Three people at three different ski resorts were killed in accidents over the weekend and Monday.
Sunday, 54-year-old Yiwei Hu of Gold River died after falling into a deep hole in the snow created by an under-flow of water near Castle Creek at Sierra-at-Tahoe Ski Resort. Rescue teams from El Dorado County Search and Rescue tried to resuscitate Hu. He was pronounced dead at the scene.
Also Sunday, Kynan Stanners, 30, suffocated to death after falling headfirst into deep snow at China Peak Mountain Resort, south of Yosemite National Park, the Associated Press reports.
On Monday, Sugar Bowl Resort employee Justin McCollum, 20, fell headfirst into a tree well at the ski area.
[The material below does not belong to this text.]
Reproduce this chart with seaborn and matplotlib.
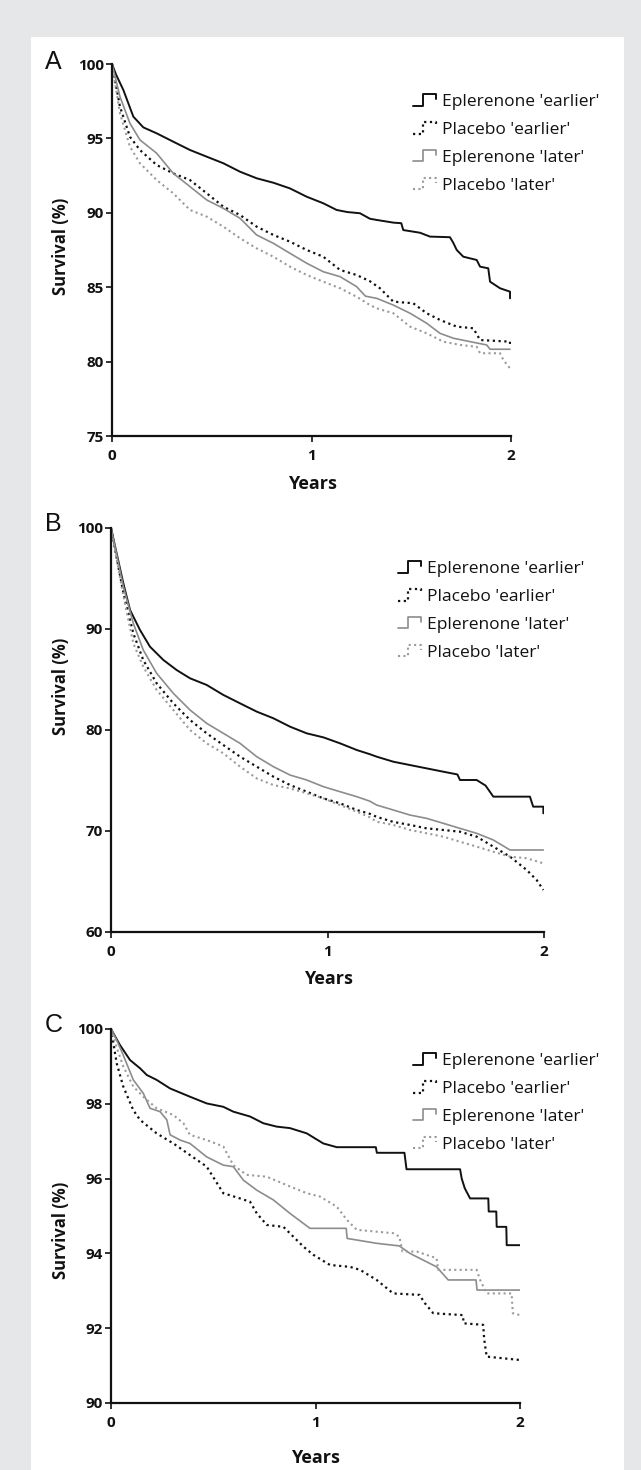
"""Kaplan-Meier style survival curves, three panels (A, B, C)."""
import matplotlib.pyplot as plt
import numpy as np
import seaborn as sns
from matplotlib.legend_handler import HandlerBase
from matplotlib.lines import Line2D
from matplotlib.patches import Rectangle

sns.set_theme(style="white")
plt.rcParams["font.family"] = ["Open Sans", "DejaVu Sans"]

W, H = 641, 1470

GROUPS = ["Eplerenone 'earlier'", "Placebo 'earlier'", "Eplerenone 'later'", "Placebo 'later'"]
X_TICKS = [0, 1, 2]

# ---- panel A ----
a_ep_early_t = [0, 0.02, 0.057, 0.107, 0.157, 0.224, 0.307, 0.391, 0.475, 0.558, 0.642, 0.725, 0.809, 0.892,
                0.976, 1.059, 1.126, 1.18, 1.243, 1.293, 1.327, 1.41, 1.45, 1.46, 1.544, 1.594, 1.694, 1.71,
                1.728, 1.761, 1.828, 1.845, 1.886, 1.895, 1.945, 1.995, 1.995]
a_ep_early_s = [100, 99.3, 98.25, 96.46, 95.74, 95.34, 94.78, 94.22, 93.77, 93.33, 92.76, 92.32, 92.02, 91.64,
                91.08, 90.64, 90.19, 90.05, 89.97, 89.6, 89.52, 89.34, 89.3, 88.84, 88.66, 88.4, 88.36, 88.0,
                87.5, 87.05, 86.83, 86.38, 86.27, 85.37, 84.93, 84.7, 84.25]
a_pl_early_t = [0, 0.04, 0.09, 0.14, 0.224, 0.307, 0.391, 0.475, 0.558, 0.642, 0.725, 0.809, 0.892, 0.976,
                1.059, 1.143, 1.226, 1.293, 1.343, 1.41, 1.51, 1.577, 1.644, 1.728, 1.811, 1.845, 1.995, 1.995]
a_pl_early_s = [100, 97.13, 95.11, 94.22, 93.21, 92.65, 92.2, 91.31, 90.41, 89.85, 89.07, 88.51, 88.06, 87.5,
                87.05, 86.16, 85.82, 85.4, 84.93, 84.03, 83.92, 83.25, 82.8, 82.35, 82.24, 81.45, 81.34, 81.1]
a_ep_later_t = [0, 0.04, 0.09, 0.14, 0.224, 0.307, 0.391, 0.475, 0.558, 0.642, 0.725, 0.809, 0.892, 0.976,
                1.059, 1.143, 1.226, 1.27, 1.327, 1.41, 1.494, 1.577, 1.644, 1.711, 1.795, 1.878, 1.895, 1.995]
a_ep_later_s = [100, 97.8, 96.01, 94.9, 94.0, 92.65, 91.76, 90.86, 90.3, 89.63, 88.51, 87.95, 87.28, 86.61,
                86.04, 85.71, 85.04, 84.4, 84.25, 83.8, 83.25, 82.58, 81.9, 81.57, 81.34, 81.12, 80.83, 80.83]
a_pl_later_t = [0, 0.04, 0.09, 0.14, 0.224, 0.307, 0.391, 0.475, 0.558, 0.642, 0.725, 0.809, 0.892, 0.976,
                1.059, 1.143, 1.226, 1.293, 1.327, 1.41, 1.494, 1.577, 1.661, 1.745, 1.828, 1.845, 1.945,
                1.962, 1.995]
a_pl_later_s = [100, 96.69, 94.44, 93.33, 92.2, 91.31, 90.19, 89.74, 89.07, 88.29, 87.61, 87.05, 86.38, 85.82,
                85.37, 84.93, 84.36, 83.8, 83.58, 83.25, 82.35, 81.9, 81.34, 81.12, 81.0, 80.56, 80.56,
                80.1, 79.55]

# ---- panel B ----
b_ep_early_t = [0, 0.057, 0.088, 0.134, 0.18, 0.242, 0.303, 0.365, 0.442, 0.519, 0.596, 0.673, 0.75, 0.827,
                0.904, 0.981, 1.058, 1.135, 1.196, 1.227, 1.304, 1.381, 1.458, 1.535, 1.6, 1.612, 1.689, 1.73,
                1.766, 1.935, 1.95, 1.997, 1.997]
b_ep_early_s = [100, 94.52, 91.88, 89.9, 88.25, 86.93, 85.94, 85.12, 84.46, 83.47, 82.64, 81.82, 81.16, 80.33,
                79.67, 79.27, 78.68, 78.02, 77.6, 77.36, 76.86, 76.53, 76.2, 75.87, 75.6, 75.05, 75.05, 74.5,
                73.4, 73.4, 72.41, 72.41, 71.75]
b_ep_later_t = [0, 0.057, 0.103, 0.149, 0.211, 0.288, 0.365, 0.442, 0.519, 0.596, 0.673, 0.75, 0.827, 0.904,
                0.981, 1.058, 1.135, 1.196, 1.227, 1.304, 1.381, 1.458, 1.535, 1.612, 1.689, 1.766, 1.843, 1.997]
b_ep_later_s = [100, 94.2, 90.56, 87.92, 85.61, 83.63, 81.98, 80.66, 79.67, 78.68, 77.36, 76.37, 75.54, 75.05,
                74.39, 73.89, 73.4, 72.95, 72.57, 72.08, 71.58, 71.25, 70.76, 70.26, 69.77, 69.11, 68.12, 68.12]
b_pl_early_t = [0, 0.057, 0.103, 0.149, 0.211, 0.288, 0.365, 0.442, 0.519, 0.596, 0.673, 0.75, 0.827, 0.904,
                0.981, 1.058, 1.135, 1.196, 1.227, 1.304, 1.381, 1.458, 1.535, 1.612, 1.689, 1.766, 1.843, 1.92,
                1.966, 1.997]
b_pl_early_s = [100, 93.6, 89.57, 86.93, 84.62, 82.64, 80.99, 79.67, 78.51, 77.36, 76.37, 75.38, 74.55, 73.89,
                73.23, 72.74, 72.08, 71.7, 71.4, 70.9, 70.6, 70.26, 70.1, 69.93, 69.44, 68.45, 67.46, 66.14,
                65.15, 64.16]
b_pl_later_t = [0, 0.057, 0.103, 0.149, 0.211, 0.288, 0.365, 0.442, 0.519, 0.596, 0.673, 0.75, 0.827, 0.904,
                0.981, 1.058, 1.135, 1.196, 1.227, 1.304, 1.381, 1.458, 1.535, 1.612, 1.689, 1.766, 1.843, 1.92,
                1.997]
b_pl_later_s = [100, 93.3, 88.58, 86.27, 83.96, 81.98, 80.0, 78.68, 77.69, 76.37, 75.21, 74.55, 74.22, 73.73,
                73.23, 72.57, 71.91, 71.35, 70.92, 70.6, 70.1, 69.77, 69.44, 68.94, 68.45, 67.95, 67.46, 67.3,
                66.8]

# ---- panel C ----
c_ep_early_t = [0, 0.044, 0.093, 0.142, 0.175, 0.223, 0.289, 0.386, 0.468, 0.549, 0.598, 0.68, 0.745, 0.81,
                0.875, 0.957, 1.038, 1.104, 1.295, 1.3, 1.435, 1.445, 1.707, 1.715, 1.73, 1.756, 1.845, 1.847,
                1.884, 1.886, 1.933, 1.935, 2.0]
c_ep_early_s = [100, 99.57, 99.17, 98.95, 98.77, 98.64, 98.41, 98.19, 98.01, 97.92, 97.79, 97.66, 97.48, 97.39,
                97.35, 97.21, 96.94, 96.84, 96.84, 96.69, 96.69, 96.25, 96.25, 96.0, 95.74, 95.47, 95.47, 95.12,
                95.12, 94.71, 94.71, 94.22, 94.22]
c_pl_early_t = [0, 0.028, 0.06, 0.109, 0.142, 0.223, 0.305, 0.386, 0.468, 0.549, 0.631, 0.68, 0.713, 0.762,
                0.843, 0.941, 0.99, 1.071, 1.169, 1.218, 1.299, 1.38, 1.51, 1.53, 1.576, 1.72, 1.725, 1.82,
                1.825, 1.837, 2.0]
c_pl_early_s = [100, 99.08, 98.46, 97.83, 97.57, 97.21, 96.94, 96.63, 96.32, 95.61, 95.47, 95.38, 95.07, 94.76,
                94.71, 94.18, 93.96, 93.69, 93.64, 93.56, 93.29, 92.93, 92.89, 92.7, 92.4, 92.35, 92.13, 92.09,
                91.7, 91.24, 91.15]
c_ep_later_t = [0, 0.028, 0.06, 0.109, 0.158, 0.191, 0.24, 0.273, 0.289, 0.338, 0.386, 0.468, 0.549, 0.598,
                0.647, 0.713, 0.794, 0.875, 0.973, 1.15, 1.155, 1.299, 1.41, 1.462, 1.527, 1.592, 1.649, 1.785,
                1.79, 2.0]
c_ep_later_s = [100, 99.7, 99.3, 98.64, 98.28, 97.88, 97.79, 97.57, 97.17, 97.03, 96.94, 96.58, 96.36, 96.32,
                95.96, 95.69, 95.43, 95.07, 94.67, 94.67, 94.4, 94.27, 94.2, 94.0, 93.82, 93.64, 93.29, 93.29,
                93.02, 93.02]
c_pl_later_t = [0, 0.028, 0.06, 0.109, 0.158, 0.223, 0.305, 0.354, 0.386, 0.468, 0.549, 0.598, 0.663, 0.762,
                0.875, 0.957, 1.022, 1.104, 1.153, 1.202, 1.38, 1.41, 1.425, 1.495, 1.592, 1.6, 1.788, 1.805,
                1.837, 1.959, 1.965, 2.0]
c_pl_later_s = [100, 99.5, 99.0, 98.46, 98.19, 97.88, 97.7, 97.48, 97.17, 97.03, 96.86, 96.36, 96.1, 96.05,
                95.79, 95.61, 95.52, 95.25, 94.9, 94.63, 94.54, 94.45, 94.05, 94.05, 93.87, 93.56, 93.56, 93.29,
                92.93, 92.93, 92.4, 92.35]

# line styles, in the order of GROUPS
STYLES = [
    dict(color="#111111", linestyle="-", linewidth=1.4),
    dict(color="#111111", linestyle=(0, (1, 1.6)), linewidth=1.6),
    dict(color="#8c8c8c", linestyle="-", linewidth=1.2),
    dict(color="#9a9a9a", linestyle=(0, (1, 1.6)), linewidth=1.5),
]

# layout in pixels: axes box, y-limits, y-ticks, ylabel anchor, xlabel anchor, legend top-left
PANELS = [
    dict(letter="A", box=(112, 64, 511, 436), ylim=(75, 100), yticks=[75, 80, 85, 90, 95, 100],
         ylab=(70, 246), xlab=(312, 475), leg=(413, 94), letter_y=62,
         curves=[(a_ep_early_t, a_ep_early_s), (a_pl_early_t, a_pl_early_s),
                 (a_ep_later_t, a_ep_later_s), (a_pl_later_t, a_pl_later_s)]),
    dict(letter="B", box=(111, 528, 544, 932), ylim=(60, 100), yticks=[60, 70, 80, 90, 100],
         ylab=(70, 686), xlab=(328, 970), leg=(398, 561), letter_y=524,
         curves=[(b_ep_early_t, b_ep_early_s), (b_pl_early_t, b_pl_early_s),
                 (b_ep_later_t, b_ep_later_s), (b_pl_later_t, b_pl_later_s)]),
    dict(letter="C", box=(111, 1029, 520, 1403), ylim=(90, 100), yticks=[90, 92, 94, 96, 98, 100],
         ylab=(70, 1230), xlab=(315, 1449), leg=(413, 1053), letter_y=1025,
         curves=[(c_ep_early_t, c_ep_early_s), (c_pl_early_t, c_pl_early_s),
                 (c_ep_later_t, c_ep_later_s), (c_pl_later_t, c_pl_later_s)]),
]


def fx(px):
    return px / W


def fy(py):
    return 1 - py / H


class StepHandler(HandlerBase):
    """Legend key drawn as a small survival step."""

    def create_artists(self, legend, orig_handle, xdescent, ydescent, width, height, fontsize, trans):
        xs = np.array([0.0, 0.4, 0.4, 0.95, 0.95]) * width - xdescent
        ys = np.array([0.05, 0.05, 1.0, 1.0, 0.6]) * height - ydescent
        line = Line2D(xs, ys)
        line.update_from(orig_handle)
        line.set_transform(trans)
        return [line]


fig = plt.figure(figsize=(W / 100, H / 100), dpi=100, facecolor="#e6e7e9")
fig.patches.append(Rectangle((fx(31), 0), fx(624) - fx(31), fy(37), transform=fig.transFigure,
                             facecolor="white", edgecolor="none", zorder=-5))

for p in PANELS:
    x0, y0, x1, y1 = p["box"]
    ax = fig.add_axes([fx(x0), fy(y1), fx(x1) - fx(x0), fy(y0) - fy(y1)])
    ax.set_facecolor("none")
    handles = []
    for (t, s), st in zip(p["curves"], STYLES):
        sns.lineplot(x=t, y=s, ax=ax, estimator=None, sort=False, errorbar=None, legend=False, **st)
        handles.append(Line2D([], [], **st))

    ax.set_xlim(0, 2)
    ax.set_ylim(*p["ylim"])
    ax.set_xticks(X_TICKS)
    ax.set_yticks(p["yticks"])
    ax.tick_params(axis="both", direction="out", length=4, width=1.2, color="#111111",
                   labelsize=11, labelcolor="#111111", left=True, bottom=True)
    ax.tick_params(axis="x", pad=5.5)
    ax.tick_params(axis="y", pad=2)
    for lbl in ax.get_xticklabels() + ax.get_yticklabels():
        lbl.set_fontweight("bold")
    sns.despine(ax=ax)
    for side in ("left", "bottom"):
        ax.spines[side].set_linewidth(1.6)
        ax.spines[side].set_color("#111111")

    ax.set_ylabel("Survival (%)", fontsize=12, fontweight="bold", color="#111111")
    ax.yaxis.set_label_coords(fx(p["ylab"][0]), fy(p["ylab"][1]), transform=fig.transFigure)
    ax.set_xlabel("Years", fontsize=13, fontweight="bold", color="#111111")
    ax.xaxis.set_label_coords(fx(p["xlab"][0]), fy(p["xlab"][1]), transform=fig.transFigure)

    fig.text(fx(45), fy(p["letter_y"]), p["letter"], fontsize=18, family=["Liberation Sans"],
             ha="left", va="center", color="#111111")

    ax.legend(handles, GROUPS, loc="upper left", bbox_to_anchor=(fx(p["leg"][0]), fy(p["leg"][1])),
              bbox_transform=fig.transFigure, frameon=False, borderpad=0, borderaxespad=0,
              fontsize=12.5, handlelength=1.4, handletextpad=0.25, handleheight=0.7, labelspacing=0.68,
              handler_map={Line2D: StepHandler()}, labelcolor="#111111")

fig.savefig("out.png", dpi=100, facecolor=fig.get_facecolor())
According to a press release, ski patrol performed First Aid and transported McCollum to the base area, where a helicopter and paramedics were standing by to provide emergency transport. He was pronounced dead before transport.
Though riddled with tragedy, thousands of people flocked to Lake Tahoe to hit the slopes for the weekend. Some resorts reported the storm dropped the most new snow and made for one of the busiest weekends of the season.
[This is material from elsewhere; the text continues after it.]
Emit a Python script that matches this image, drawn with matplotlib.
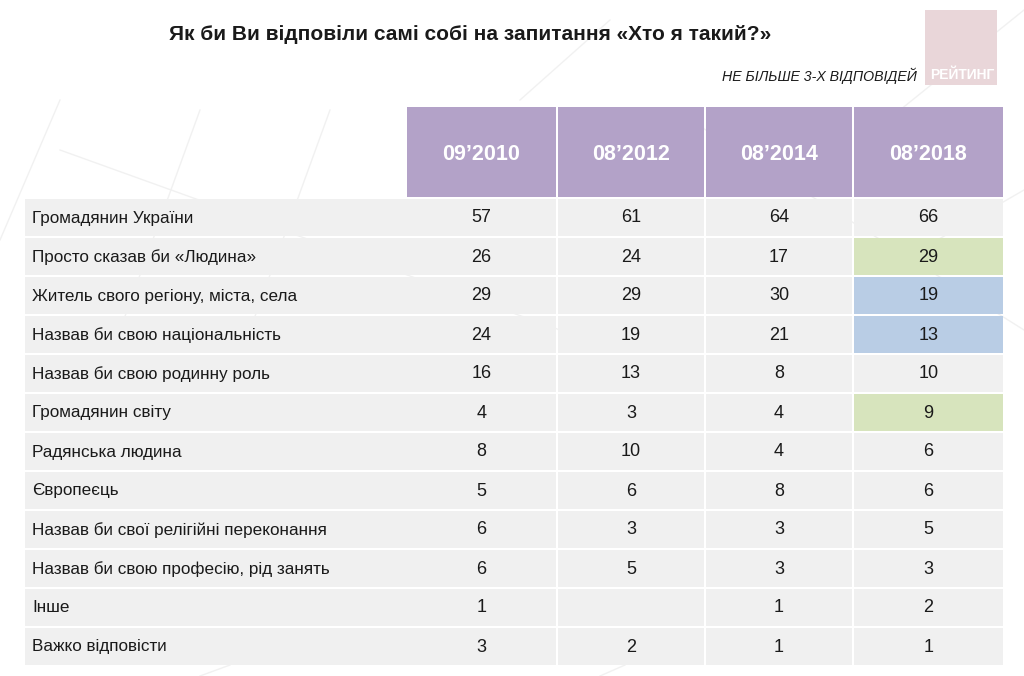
import matplotlib
matplotlib.use("Agg")
import matplotlib.pyplot as plt
from matplotlib.patches import Rectangle

title = "Як би Ви відповіли самі собі на запитання «Хто я такий?»"
subtitle = "НЕ БІЛЬШЕ 3-Х ВІДПОВІДЕЙ"
logo_text = "РЕЙТИНГ"

periods = ["09’2010", "08’2012", "08’2014", "08’2018"]
categories = [
    "Громадянин України",
    "Просто сказав би «Людина»",
    "Житель свого регіону, міста, села",
    "Назвав би свою національність",
    "Назвав би свою родинну роль",
    "Громадянин світу",
    "Радянська людина",
    "Європеєць",
    "Назвав би свої релігійні переконання",
    "Назвав би свою професію, рід занять",
    "Інше",
    "Важко відповісти",
]
v2010 = [57, 26, 29, 24, 16, 4, 8, 5, 6, 6, 1, 3]
v2012 = [61, 24, 29, 19, 13, 3, 10, 6, 3, 5, None, 2]
v2014 = [64, 17, 30, 21, 8, 4, 4, 8, 3, 3, 1, 1]
v2018 = [66, 29, 19, 13, 10, 9, 6, 6, 5, 3, 2, 1]
# highlight of 2018 column: "up" (green), "down" (blue), None
h2018 = [None, "up", "down", "down", None, "up", None, None, None, None, None, None]

series = [v2010, v2012, v2014, v2018]

FONT = ["Liberation Sans Narrow", "Liberation Sans", "DejaVu Sans"]
plt.rcParams["font.family"] = FONT

C_HEAD = "#B3A2C8"
C_CELL = "#F0F0F0"
C_UP = "#D7E4BD"
C_DOWN = "#B9CDE5"
C_TEXT = "#1a1a1a"

fig = plt.figure(figsize=(10.24, 6.76), dpi=100)
ax = fig.add_axes([0, 0, 1, 1])
ax.set_xlim(0, 1024)
ax.set_ylim(676, 0)
ax.axis("off")

# faint background decoration lines
bg_lines = [((0, 240), (60, 100)), ((120, 330), (200, 110)), ((250, 330), (330, 110)),
            ((60, 150), (560, 330)), ((690, 120), (1024, 330)), ((520, 100), (610, 20)),
            ((900, 110), (1024, 10)), ((920, 250), (1024, 190)), ((200, 676), (230, 665)),
            ((600, 676), (625, 665))]
for (x0, y0), (x1, y1) in bg_lines:
    ax.plot([x0, x1], [y0, y1], color="#F1F1F1", lw=1.0, zorder=0)

# title & subtitle
ax.text(470, 35, title, ha="center", va="center", fontsize=15, fontweight="bold",
        color=C_TEXT, family=["Liberation Sans", "DejaVu Sans"])
ax.text(917, 76, subtitle, ha="right", va="center", fontsize=10.2, style="italic",
        color=C_TEXT)

# logo
ax.add_patch(Rectangle((925, 10), 72, 75, facecolor="#E9D6D9", edgecolor="none", zorder=1))
ax.text(962, 75, logo_text, ha="center", va="center", fontsize=10, fontweight="bold",
        color="white", zorder=2)

# table geometry
left = 25
label_w = 382
col_x = [407, 558, 706, 854]
col_w = [149, 146, 146, 149]
head_top, head_bot = 107, 197
row_top = 199
row_h = 39.0
gap = 2

# header
for j, p in enumerate(periods):
    ax.add_patch(Rectangle((col_x[j], head_top), col_w[j], head_bot - head_top,
                           facecolor=C_HEAD, edgecolor="none", zorder=1))
    ax.text(col_x[j] + col_w[j] / 2, (head_top + head_bot) / 2 + 2, p, ha="center",
            va="center", fontsize=15.5, fontweight="bold", color="white", zorder=2)

# rows
for i, cat in enumerate(categories):
    y0 = row_top + i * row_h
    h = row_h - gap
    ax.add_patch(Rectangle((left, y0), label_w - gap + 2, h, facecolor=C_CELL,
                           edgecolor="none", zorder=1))
    ax.text(left + 7, y0 + h / 2 + 0.5, cat, ha="left", va="center", fontsize=12.3,
            color=C_TEXT, zorder=2)
    for j, s in enumerate(series):
        fc = C_CELL
        if j == 3 and h2018[i] == "up":
            fc = C_UP
        elif j == 3 and h2018[i] == "down":
            fc = C_DOWN
        ax.add_patch(Rectangle((col_x[j], y0), col_w[j], h, facecolor=fc,
                               edgecolor="none", zorder=1))
        val = s[i]
        if val is not None:
            ax.text(col_x[j] + col_w[j] / 2, y0 + h / 2 + 0.5, str(val), ha="center",
                    va="center", fontsize=13, color=C_TEXT, zorder=2)

fig.savefig("out.png", dpi=100)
“All this snow has allowed us to open Killebrew Canyon,” Heavenly Mountain Resort general manager Pete Sonntag said in a statement. “This storm has set us up for incredible spring skiing and riding all the way through the end of the season.”
Heavenly received 63 inches of snow throughout the storm, according to the resort’s snow report.
Kirkwood Mountain Resort got 109 inches with snow falling through Monday. Hoots echoed through the lift lines Sunday as ski patrol opened fresh terrain through the day.
“Mother Nature brought it back. You couldn’t have asked for a better system,” said Kirkwood spokesman Kevin “Coop” Cooper. “The mountain looks like it’s been repainted.”
In the afternoon, a small avalanche in the Sentinel Bowl trapped a pair of skiers. One of them was able to escape and ski for help. Ski patrol unburied the other skier, who was then taken to the hospital with minor injuries, according to the Associated Press.
Sierra-at-Tahoe received 72 inches of new snow.
Thursday, before the storm, skier Scott Fritz of Reno died in a skiing accident at Northstar California. A spokeswoman for the Placer County Sheriff’s Office said no one witnessed the accident and Fritz most likely struck a tree, according to various reports. He was wearing a helmet, according to Northstar.